Audio-only group FaceTime calls with multiple people could be easier to deal with in the future, as Apple has suggested a way to process audio to implement the "cocktail party" effect, to make it easier to determine who is speaking.
Conference calls have made it easier to communicate ideas with many other people at the same time, and has become an essential tool for business. While handy, such calls can present their own problems, simply caused by having too many people taking part.
With multiple people in a call, it can be difficult to determine who is speaking at any one time. While video calls offer visual cues to identify the current speaker, audio-only calls do not have that luxury, leaving it up to the user to recognize the voice.
A patent application from Apple published by the U.S. Patent and Trademark Office on Thursday for "Intelligent augmented audio conference calling using headphones" suggests how the use of stereo headphones and software could be used to separate out the participants.
To solve the problem, Apple proposes splitting up each separate channel from individual callers in a multi-party call. These channels are then fed into a system to simulate a virtual audio environment or "room" with appropriate acoustic properties for the listener's local environment, to make the call seem more like it is taking place in the actual room.
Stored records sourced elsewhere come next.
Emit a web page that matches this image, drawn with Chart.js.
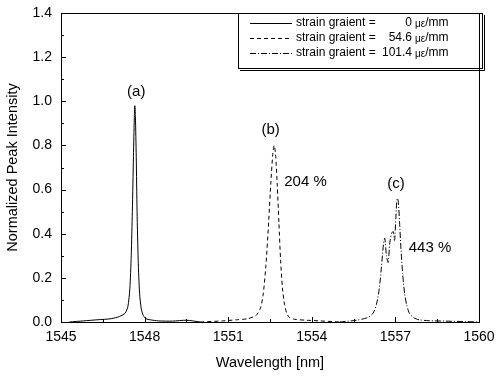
<!DOCTYPE html>
<html>
<head>
<meta charset="utf-8">
<script src="https://cdn.jsdelivr.net/npm/chart.js@4.4.1/dist/chart.umd.min.js"></script>
<style>
  body { margin: 0; background: #fff; }
  #wrap { width: 502px; height: 376px; }
</style>
</head>
<body>
<div id="wrap"><canvas id="spectrum" width="502" height="376"></canvas></div>
<script>
// spectrum (a): strain gradient 0
const waveA = [1545.3, 1545.8, 1546.3, 1546.8, 1547.1, 1547.3, 1547.4, 1547.47, 1547.52, 1547.56, 1547.6, 1547.63, 1547.65, 1547.67, 1547.7, 1547.73, 1547.77, 1547.82, 1547.88, 1547.95, 1548.05, 1548.2, 1548.5, 1549.0, 1549.5, 1550.0];
const intA = [0.0, 0.005, 0.01, 0.015, 0.025, 0.04, 0.07, 0.15, 0.3, 0.5, 0.75, 0.92, 0.98, 0.93, 0.75, 0.5, 0.28, 0.13, 0.06, 0.03, 0.015, 0.01, 0.005, 0.004, 0.008, 0.0];

// spectrum (b): strain gradient 54.6
const waveB = [1550.0, 1550.8, 1551.3, 1551.7, 1552.0, 1552.15, 1552.25, 1552.35, 1552.45, 1552.53, 1552.6, 1552.65, 1552.7, 1552.76, 1552.82, 1552.88, 1552.95, 1553.02, 1553.1, 1553.2, 1553.4, 1553.8, 1554.3, 1555.0];
const intB = [0.0, 0.005, 0.01, 0.015, 0.03, 0.06, 0.12, 0.25, 0.45, 0.63, 0.76, 0.80, 0.76, 0.62, 0.45, 0.28, 0.15, 0.08, 0.04, 0.02, 0.012, 0.008, 0.005, 0.0];

// spectrum (c): strain gradient 101.4
const waveC = [1555.0, 1555.6, 1556.0, 1556.2, 1556.32, 1556.42, 1556.5, 1556.57, 1556.62, 1556.68, 1556.74, 1556.8, 1556.86, 1556.92, 1556.97, 1557.02, 1557.06, 1557.1, 1557.15, 1557.2, 1557.26, 1557.33, 1557.4, 1557.5, 1557.65, 1557.85, 1558.2, 1558.8, 1559.5, 1560.0];
const intC = [0.0, 0.008, 0.02, 0.04, 0.08, 0.15, 0.25, 0.35, 0.38, 0.3, 0.27, 0.36, 0.40, 0.41, 0.37, 0.48, 0.56, 0.55, 0.45, 0.33, 0.22, 0.13, 0.08, 0.04, 0.02, 0.01, 0.006, 0.004, 0.002, 0.0];

const legendNames = ['strain graient =', 'strain graient =', 'strain graient ='];
const legendValues = ['0', '54.6', '101.4'];
const lineDashes = [[], [4, 3], [6, 2, 1, 2]];

// peak labels (data coordinates)
const noteText = ['(a)', '(b)', '(c)', '204 %', '443 %'];
const noteX = [1547.7, 1552.52, 1557.02, 1553.01, 1557.48];
const noteY = [1.042, 0.87, 0.625, 0.634, 0.335];
const noteAlign = ['center', 'center', 'center', 'left', 'left'];

const toPoints = (xs, ys) => xs.map((x, i) => ({ x: x, y: ys[i] }));
const FONT = '"Liberation Sans", Arial, sans-serif';

// frame + inward ticks
const framePlugin = {
  id: 'frame',
  afterDatasetsDraw(chart) {
    const { ctx, scales } = chart;
    const l = scales.x.getPixelForValue(1545), r = scales.x.getPixelForValue(1560);
    const t = scales.y.getPixelForValue(1.4), b = scales.y.getPixelForValue(0);
    ctx.save();
    ctx.strokeStyle = '#000';
    ctx.lineWidth = 1;
    ctx.strokeRect(Math.round(l) + 0.5, Math.round(t) + 0.5, Math.round(r - l), Math.round(b - t));
    ctx.beginPath();
    for (let v = 0; v <= 14; v++) {
      const y = Math.round(scales.y.getPixelForValue(v / 10)) + 0.5;
      const len = v % 2 === 0 ? 5 : 3;
      ctx.moveTo(l, y);
      ctx.lineTo(l + len, y);
    }
    for (let v = 0; v <= 10; v++) {
      const x = Math.round(scales.x.getPixelForValue(1545 + v * 1.5)) + 0.5;
      const len = v % 2 === 0 ? 5 : 3;
      ctx.moveTo(x, b);
      ctx.lineTo(x, b - len);
    }
    ctx.stroke();
    ctx.restore();
  },
};

// legend box + peak annotations
const notesPlugin = {
  id: 'notes',
  afterDraw(chart) {
    const { ctx, scales } = chart;
    ctx.save();
    ctx.fillStyle = '#000';
    ctx.textBaseline = 'middle';
    ctx.font = '15px ' + FONT;
    noteText.forEach((t, i) => {
      ctx.textAlign = noteAlign[i];
      ctx.fillText(t, scales.x.getPixelForValue(noteX[i]), scales.y.getPixelForValue(noteY[i]));
    });

    // legend
    const bx = 238, by = 13, bw = 244, bh = 55;
    ctx.strokeStyle = '#000';
    ctx.lineWidth = 1;
    ctx.strokeRect(bx + 0.5, by + 0.5, bw, bh);
    ctx.beginPath();
    ctx.moveTo(bx + bw + 2.5, by + 2);
    ctx.lineTo(bx + bw + 2.5, by + bh + 2.5);
    ctx.lineTo(bx + 2, by + bh + 2.5);
    ctx.stroke();
    legendNames.forEach((name, i) => {
      const y = by + 10 + i * 15;
      ctx.setLineDash(lineDashes[i]);
      ctx.beginPath();
      ctx.moveTo(250, y + 0.5);
      ctx.lineTo(292, y + 0.5);
      ctx.stroke();
      ctx.setLineDash([]);
      ctx.font = '12px ' + FONT;
      ctx.textAlign = 'left';
      ctx.fillText(name, 296, y);
      ctx.textAlign = 'right';
      ctx.fillText(legendValues[i], 412, y);
      ctx.textAlign = 'left';
      ctx.font = '10px ' + FONT;
      ctx.fillText('\u03bc\u03b5', 415, y + 1);
      const w = ctx.measureText('\u03bc\u03b5').width;
      ctx.font = '12px ' + FONT;
      ctx.fillText('/mm', 415 + w, y);
    });
    ctx.restore();
  },
};

const seriesStyle = (dash) => ({
  borderColor: '#000',
  borderWidth: 1,
  borderDash: dash,
  pointRadius: 0,
  showLine: true,
  fill: false,
  tension: 0.25,
});

new Chart(document.getElementById('spectrum').getContext('2d'), {
  type: 'scatter',
  data: {
    datasets: [
      { label: 'a', data: toPoints(waveA, intA), ...seriesStyle(lineDashes[0]) },
      { label: 'b', data: toPoints(waveB, intB), ...seriesStyle(lineDashes[1]) },
      { label: 'c', data: toPoints(waveC, intC), ...seriesStyle(lineDashes[2]) },
    ],
  },
  options: {
    responsive: false,
    animation: false,
    layout: { padding: { top: 13, right: 23, left: 0, bottom: 0 } },
    plugins: { legend: { display: false }, tooltip: { enabled: false } },
    scales: {
      x: {
        type: 'linear',
        min: 1545,
        max: 1560,
        afterFit: (s) => { s.height = 54; s.paddingLeft = 0; s.paddingRight = 0; },
        grid: { display: false, drawTicks: false },
        border: { display: false },
        ticks: { stepSize: 3, padding: 7, color: '#000', font: { size: 14, family: FONT }, maxRotation: 0, callback: (v) => String(v) },
        title: { display: true, text: 'Wavelength [nm]', color: '#000', font: { size: 14.5, family: FONT }, padding: { top: 4 } },
      },
      y: {
        min: 0,
        max: 1.4,
        afterFit: (s) => { s.width = 61; s.paddingTop = 0; s.paddingBottom = 0; },
        grid: { display: false, drawTicks: false },
        border: { display: false },
        ticks: { stepSize: 0.2, padding: 9, color: '#000', font: { size: 14, family: FONT }, callback: (v) => v.toFixed(1) },
        title: { display: true, text: 'Normalized Peak Intensity', color: '#000', font: { size: 14.5, family: FONT }, padding: { bottom: 2 } },
      },
    },
  },
  plugins: [framePlugin, notesPlugin],
});
</script>
</body>
</html>
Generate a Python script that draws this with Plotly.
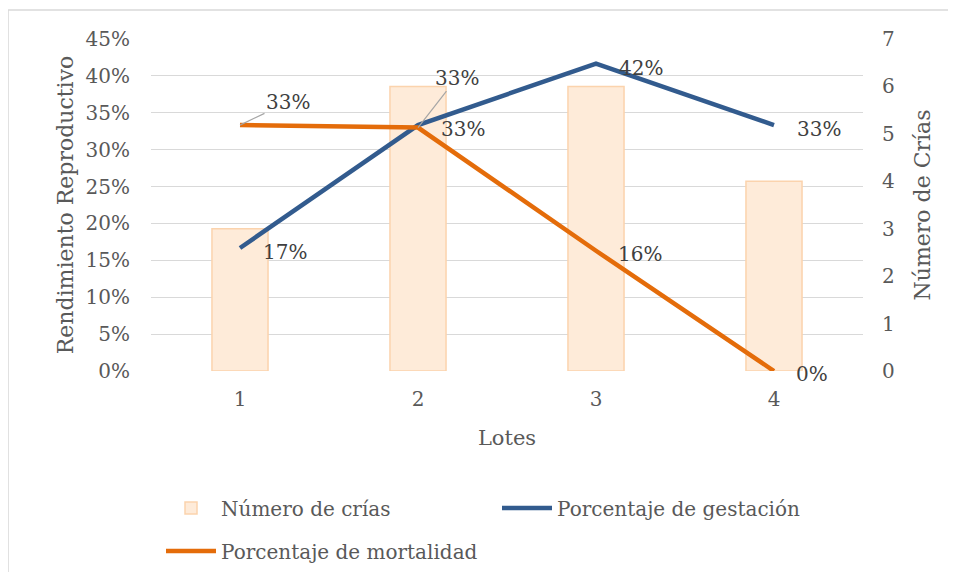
import plotly.graph_objects as go

lotes = ["1", "2", "3", "4"]
num_crias = [3, 6, 6, 4]
pct_gestacion = [0.1667, 0.3333, 0.4167, 0.3333]
pct_mortalidad = [0.3333, 0.330, 0.163, 0.0]

pct_ticks = [0, 0.05, 0.10, 0.15, 0.20, 0.25, 0.30, 0.35, 0.40, 0.45]
crias_ticks = [0, 1, 2, 3, 4, 5, 6, 7]

FONT = "DejaVu Serif, serif"
TICK_COL = "#595959"
LABEL_COL = "#404040"
GRID_COL = "#D9D9D9"
BLUE = "#325B8E"
ORANGE = "#E46C0A"

W, H = 940, 564

fig = go.Figure()

fig.add_trace(go.Bar(
    x=lotes, y=num_crias, name="Número de crías", yaxis="y",
    width=0.315,
    marker=dict(color="#FEEBD9", line=dict(color="#FBD3AD", width=1.5)),
    legend="legend", hoverinfo="skip",
))
fig.add_trace(go.Scatter(
    x=lotes, y=pct_gestacion, name="Porcentaje de gestación", yaxis="y2",
    mode="lines", line=dict(color=BLUE, width=4.5),
    legend="legend", hoverinfo="skip",
))
fig.add_trace(go.Scatter(
    x=lotes, y=pct_mortalidad, name="Porcentaje de mortalidad", yaxis="y2",
    mode="lines", line=dict(color=ORANGE, width=4.5),
    legend="legend2", hoverinfo="skip",
))

def fmt(v):
    return f"{round(v * 100)}%"

annotations = []
for i, v in enumerate(pct_gestacion):
    annotations.append(dict(
        x=i, y=v, xref="x", yref="y2", text=fmt(v), showarrow=False,
        xanchor="left", yanchor="middle", xshift=21, yshift=-4,
        font=dict(family=FONT, size=20, color=LABEL_COL),
    ))

# mortality labels: first two are pulled out with leader lines
leader_offsets = {0: (48, -23), 1: (39, -50)}
for i, v in enumerate(pct_mortalidad):
    if i in leader_offsets:
        ax, ay = leader_offsets[i]
        annotations.append(dict(
            x=i, y=v, xref="x", yref="y2", text=fmt(v), showarrow=True,
            arrowhead=0, arrowwidth=1.2, arrowcolor="#A6A6A6", ax=ax, ay=ay,
            font=dict(family=FONT, size=20, color=LABEL_COL),
        ))
    else:
        annotations.append(dict(
            x=i, y=v, xref="x", yref="y2", text=fmt(v), showarrow=False,
            xanchor="left", yanchor="middle", xshift=20, yshift=-3,
            font=dict(family=FONT, size=20, color=LABEL_COL),
        ))

fig.update_layout(
    width=W, height=H,
    margin=dict(l=143, r=W - 143 - 712, t=31, b=H - 31 - 332, autoexpand=False),
    paper_bgcolor="white", plot_bgcolor="white",
    font=dict(family=FONT, color=TICK_COL, size=20),
    showlegend=True,
    barmode="overlay",
    xaxis=dict(
        type="category", range=[-0.5, 3.5], automargin=False,
        showgrid=False, zeroline=False, showline=False,
        ticks="", ticklabelstandoff=14,
        tickfont=dict(family=FONT, size=20, color=TICK_COL),
        title=dict(text="Lotes", standoff=20,
                   font=dict(family=FONT, size=21, color=TICK_COL)),
    ),
    yaxis=dict(
        side="right", range=[0, 7], tickvals=crias_ticks, automargin=False,
        showgrid=False, zeroline=False, showline=False,
        ticks="", ticklabelstandoff=18,
        tickfont=dict(family=FONT, size=20, color=TICK_COL),
        title=dict(text="Número de Crías", standoff=20,
                   font=dict(family=FONT, size=22, color=TICK_COL)),
    ),
    yaxis2=dict(
        overlaying="y", side="left", range=[0, 0.45], tickvals=pct_ticks,
        tickformat=".0%", automargin=False,
        showgrid=True, gridcolor=GRID_COL, gridwidth=1.3,
        zeroline=False, showline=False,
        ticks="", ticklabelstandoff=20,
        tickfont=dict(family=FONT, size=20, color=TICK_COL),
        title=dict(text="Rendimiento Reproductivo", standoff=5,
                   font=dict(family=FONT, size=22, color=TICK_COL)),
    ),
    legend=dict(
        orientation="h", xref="container", yref="container",
        x=153 / W, xanchor="left", y=1 - 500 / H, yanchor="middle",
        entrywidth=271, entrywidthmode="pixels", itemwidth=50,
        font=dict(family=FONT, size=20, color=TICK_COL),
        bgcolor="rgba(0,0,0,0)", traceorder="normal",
    ),
    legend2=dict(
        orientation="h", xref="container", yref="container",
        x=153 / W, xanchor="left", y=1 - 543 / H, yanchor="middle",
        itemwidth=50,
        font=dict(family=FONT, size=20, color=TICK_COL),
        bgcolor="rgba(0,0,0,0)",
    ),
    annotations=annotations,
    shapes=[
        dict(type="line", xref="paper", yref="paper",
             x0=-0.2008, x1=1.3, y0=1.0873, y1=1.0873,
             line=dict(color=GRID_COL, width=1.5), layer="below"),
        dict(type="line", xref="paper", yref="paper",
             x0=-0.2008, x1=-0.2008, y0=-1.2, y1=1.0873,
             line=dict(color=GRID_COL, width=1.5), layer="below"),
    ],
)

fig.write_html("out.html")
The remote callers are spaced apart in the virtual room, with the audio feeds for each participant adjusted so as to give the effect of the remote user's voice coming from different areas of the real room, such as around a conference table. Using a head-tracking system with the stereo headphones, the relative position of each remote user can be maintained while the user moves their head, with audio properties changing to match the user's orientation.
By using a spatial rendering audio system, Apple suggests it takes advantage of the "cocktail party mechanism" of the listener's brain for segregating audio sources. In short, placing voices in particular positions, it makes the conference call easier to track for the listener.
It is suggested the system could also use metadata to intelligently cluster together participants, such as co-workers or by company, frequency of speech, and geographic location, among other details. The virtual direction and distance of each caller could be further controlled by the user depending on their preferences, and there is even the possibility of "moving" participants around during the call, as in the case of one presenter switching out their position leading the call with another.
Apple files a number of patent applications every week, and while the publication by the USPTO may indicate areas of interest to the company, it isn't a guarantee the described concepts will make their way into future consumer products.
In this case, there is a fairly good chance some form of the idea could work. The virtual "room" and audio alterations can certainly be performed on mobile devices and fed through stereo headphones, and while there aren't head-tracking headphones, it is feasible to work using other technologies, such as using an iPhone's FaceTime camera to detect changes in the direction the user is facing.
This is far from the only patent or application Apple has come up with relating to audio and headphones. In October and November, Apple suggested ways to detect how headphones are worn using capacitive proximity sensors and a microphone array.
There are also filings relating to "spatial headphone transparency" to make an audio feed seem like it is coming from a user's surroundings instead of headphones, a dual-mode headphone that could double as a speaker, and headwear that could be used for health monitoring.
8 Comments
That's funny, Dolby Voice (with blue jeans now) has been doing this for years.
That's cool. Who knew our brains had a "cocktail party mechanism."
This sounds like interesting technology that could be applied to problems beyond group audio conferences. The “who’s talking” problem is already solved in applications that provide a visual list of participants. It seems like an audio-only system that includes a passive intelligent assistant could be designed to whisper hints and clues into the headset you are wearing to tell you who is speaking, e.g., “Bob is now speaking” to do much the same thing. I’ve yet to see any mention of directing audio feedback and information from an intelligent agent directly into a smart audio type of device. By “passive” I mean an intelligent agent that is always listening and helping the wearer in a variety of ways, not a query based agent like Siri or Alexa.